In the schools in the Archdiocese of Hartford, we understand that modern technology offers our students opportunities that we could have never imagined possible. This digital world influences the way they learn, the way they communicate, and the overall way they live.
However, we also understand that technology, especially social media, presents unique ethical challenges. As educators and parents, it is our duty to prepare our young learners to approach these challenges with responsibility and a moral compass.
So when it comes time to sit down with your child to discuss the importance of using social media responsibly, here are some topics to consider:
Content: We are living in the age of oversharing, and while sharing is a wonderful act, in the case of social media, too much of this good thing can actually be dangerous. It is important that we teach our young learners the risks of posting information online. We also need to have a conversation with them on what types of things are safe to post and what things are not (e.g., addresses, phone numbers, D.O.B., or any other information that clearly identifies who and where they are, including using location check-in features). In a perfect world, this wouldn’t matter, but unfortunately it is a precaution we all must take in today’s society where “stranger danger” has been taken to a new level.

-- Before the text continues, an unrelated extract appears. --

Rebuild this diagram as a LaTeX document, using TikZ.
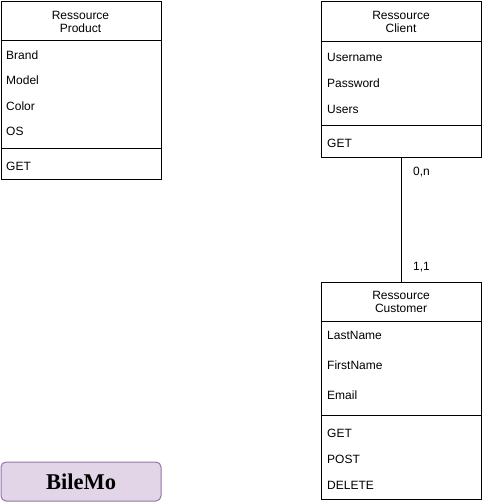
\documentclass[tikz,border=0pt]{standalone}
\usepackage{fontspec}
\setmainfont{Liberation Sans}
\newfontfamily\serifbold{Liberation Serif}
\definecolor{bfill}{HTML}{E1D5E7}
\definecolor{bdraw}{HTML}{9673A6}
\begin{document}
\begin{tikzpicture}[x=1pt,y=-1pt,
  box/.style={draw=black,line width=1pt,anchor=north west,inner sep=0pt,minimum width=160pt},
  sep/.style={draw=black,line width=1pt},
  attr/.style={anchor=west,inner sep=0pt,text height=8.6pt,text depth=0pt,font=\fontsize{12}{14}\selectfont},
  head/.style={anchor=center,inner sep=0pt,align=center,font=\fontsize{12}{13}\selectfont},
  lbl/.style={anchor=west,inner sep=0pt,text height=8.6pt,text depth=0pt,font=\fontsize{12}{14}\selectfont},
  conn/.style={draw=black,line width=1pt}]
\useasboundingbox (0,0) rectangle (482,502);
% Product
\node[box,minimum height=178pt] (product) at (0.5,1) {};
\node[head] (producth) at (80.5,21.5) {Ressource\\Product};
\draw[sep] (0.5,41) -- (160.5,41);
\node[attr] (p1) at (6,55) {Brand};
\node[attr] (p2) at (6,80) {Model};
\node[attr] (p3) at (6,106) {Color};
\node[attr] (p4) at (6,131) {OS};
\draw[sep] (0.5,149) -- (160.5,149);
\node[attr] (p5) at (6,166) {GET};
% Client
\node[box,minimum height=156pt] (client) at (321,1) {};
\node[head] (clienth) at (401,21.5) {Ressource\\Client};
\draw[sep] (321,42) -- (481,42);
\node[attr] (c1) at (327,57) {Username};
\node[attr] (c2) at (327,83) {Password};
\node[attr] (c3) at (327,109) {Users};
\draw[sep] (321,126) -- (481,126);
\node[attr] (c4) at (327,143) {GET};
% Customer
\node[box,minimum height=217pt] (customer) at (321,282) {};
\node[head] (customerh) at (401,301.5) {Ressource\\Customer};
\draw[sep] (321,321) -- (481,321);
\node[attr] (u1) at (327,335) {LastName};
\node[attr] (u2) at (327,365) {FirstName};
\node[attr] (u3) at (327,395) {Email};
\draw[sep] (321,415) -- (481,415);
\node[attr] (u4) at (327,433) {GET};
\node[attr] (u5) at (327,459) {POST};
\node[attr] (u6) at (327,485) {DELETE};
% connector
\draw[conn] (client.south) -- (customer.north);
\node[lbl] (l1) at (413,171) {0,n};
\node[lbl] (l2) at (413,266) {1,1};
% BileMo
\node[draw=bdraw,fill=bfill,line width=1pt,rounded corners=5pt,minimum width=160pt,minimum height=39pt,anchor=north west,inner sep=0pt,font=\serifbold\bfseries\fontsize{22.5}{26}\selectfont] (bilemo) at (0.5,461.5) {BileMo};
\end{tikzpicture}
\end{document}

Privacy: Social networking tools have privacy settings that claim that the user has complete control over who sees which posts. Unfortunately, “private” settings aren’t as tightly locked down as we wish them to be, and every time a post is made, there is a risk of it going out to people who were never supposed to see it, especially with the “forward” and “share” options. Unintended viewers can include strangers, parents, teachers, and even future hiring managers. Good advice to give your social media users: Don’t post anything online that you wouldn’t want the world to see.
There is no such thing as “delete”: Once you post something on the internet, it is there forever — even if you hit the delete button. The text may disappear from the page, but it is still out there on the World Wide Web and can be accessed to some extent. It is very important that all social media users are made aware of this phenomenon and think twice before posting.
Be kind: Unfortunately, the anonymity of social media can be a breeding ground for bad behavior, including bullying, inappropriate photos and comments, and other posts that are instantly regretted. It is extremely critical that our discussions on the importance of core values cross over into the social medial sphere.
Despite the dangers, social media is a means for people all around the world to communicate and understand each other on a level that was never possible before. And as with any other change, there is a learning curve regarding responsible and safe internet use. However, if we join together as educators and parents in the Archdiocese of Hartford school community, we can help our young learners use social media for creating a world of good. For in the words of Pope Francis:
In a world like this, media can help us to feel closer to one another, creating a sense of the unity of the human family which can in turn inspire solidarity and serious efforts to ensure a more dignified life for all. Good communication helps us to grow closer, to know one another better, and ultimately, to grow in unity. … This is something truly good, a gift from God.